Juz próbowałem, wielokrotnie, niestety nie da się go nawrócić na "jedyny słuszny samochód"
![[zlosnik]](./images/smilies/zlosnik.gif)
A tamtego trzeba było sprzedać, bo w 8-letnim Mercu po przebiegu 150 tys. NIE MOŻE się sypać skrzynia, a to niestety się stało. Widać autko miało jakąś dziwną "dzwonową" przeszłość albo o wiele więcej na liczniku - ale było tak dobrze zakamuflowane, że oglądając go we dwóch (z moim ojcem) przed kupnem nie zauważyliśmy nic niepokojącego (a na autach trochę się znamy

).
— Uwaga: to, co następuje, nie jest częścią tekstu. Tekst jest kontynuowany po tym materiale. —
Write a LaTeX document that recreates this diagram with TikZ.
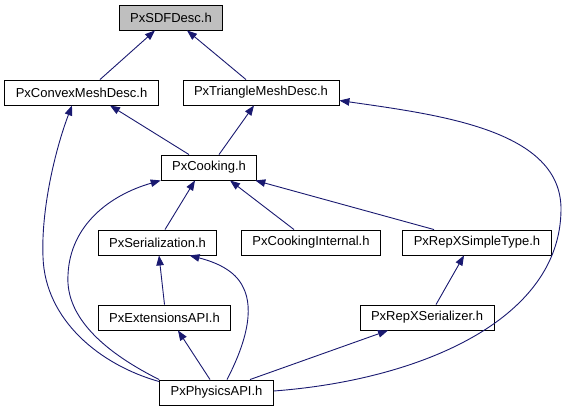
\documentclass[tikz,border=0pt]{standalone}
\usepackage{fontspec}
\setmainfont{Liberation Sans}
\usetikzlibrary{arrows.meta}
\definecolor{edgeblue}{RGB}{25,25,112}
\definecolor{rootgray}{RGB}{191,191,191}

\begin{document}
\begin{tikzpicture}[x=1pt, y=-1pt,
  hdr/.style={rectangle, draw=black, line width=0.9pt, fill=white, inner xsep=11pt, inner ysep=0pt, minimum height=25pt, font=\fontsize{13}{15}\selectfont},
  dep/.style={draw=edgeblue, line width=0.9pt, -{Triangle[length=10pt,width=7.5pt]}}]
\useasboundingbox (0,0) rectangle (573,411);

\node[hdr, fill=rootgray] (sdf) at (171, 17.5) {PxSDFDesc.h};
\node[hdr] (convexmesh) at (81.5, 92.5) {PxConvexMeshDesc.h};
\node[hdr] (trimesh) at (261, 92.5) {PxTriangleMeshDesc.h};
\node[hdr] (cooking) at (209, 167.5) {PxCooking.h};
\node[hdr] (serial) at (157.5, 242.5) {PxSerialization.h};
\node[hdr] (cookinternal) at (311, 242.5) {PxCookingInternal.h};
\node[hdr] (repxtype) at (477, 242.5) {PxRepXSimpleType.h};
\node[hdr] (extapi) at (164.5, 317.5) {PxExtensionsAPI.h};
\node[hdr] (repxser) at (427, 317.5) {PxRepXSerializer.h};
\node[hdr] (physapi) at (216.5, 392.5) {PxPhysicsAPI.h};

% straight includes
\draw[dep] ([xshift=18.5pt]convexmesh.north) -- ([xshift=-16pt]sdf.south);
\draw[dep] ([xshift=-15pt]trimesh.north) -- ([xshift=16pt]sdf.south);
\draw[dep] ([xshift=-20pt]cooking.north) -- ([xshift=28.5pt]convexmesh.south);
\draw[dep] ([xshift=10pt]cooking.north) -- ([xshift=-7pt]trimesh.south);
\draw[dep] ([xshift=7.5pt]serial.north) -- ([xshift=-14pt]cooking.south);
\draw[dep] ([xshift=-17pt]cookinternal.north) -- ([xshift=21pt]cooking.south);
\draw[dep] ([xshift=-43pt]repxtype.north) -- ([xshift=-2pt]cooking.south east);
\draw[dep] (extapi.north) -- ([xshift=1.5pt]serial.south);
\draw[dep] ([xshift=9pt]repxser.north) -- ([xshift=-13pt]repxtype.south);
\draw[dep] ([xshift=-6.5pt]physapi.north) -- ([xshift=13.5pt]extapi.south);
\draw[dep] ([xshift=33.5pt]physapi.north) -- ([xshift=-39pt]repxser.south);

% curved includes
\draw[dep] ([yshift=-2pt]physapi.north west) .. controls (100,365) and (45,320) .. (43,257)
  .. controls (41,210) and (55,150) .. ([xshift=-9.5pt]convexmesh.south);
\draw[dep] (physapi.north west) .. controls (110,355) and (65,320) .. (68,275)
  .. controls (70,225) and (110,195) .. (cooking.south west);
\draw[dep] ([xshift=10.5pt]physapi.north) .. controls (245,345) and (255,310) .. (243,287)
  .. controls (235,270) and (215,262) .. ([xshift=32pt]serial.south);
\draw[dep] ([yshift=1.5pt]physapi.east) .. controls (420,380) and (560,320) .. (561,210)
  .. controls (562,130) and (440,115) .. ([yshift=-8pt]trimesh.east);
\end{tikzpicture}
\end{document}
Zresztą następny kupiec (mechanik, właścicel warsztatu !!! ) też w nim nic nie znalazł i się strasznie napalił przy kupnie

Zresztą to co się sypało zostało zrobione i pewnie trochę pojeździ, zanim coś się odezwie.... Cóż, takie życie

A na zakup używanej gwiazdy w Polsce się nie zdecyduje (wcale mu się nie dziwię, a na wyjazd do Niemiec po samochód powiedział, że nie ma czasu ani zdrowia).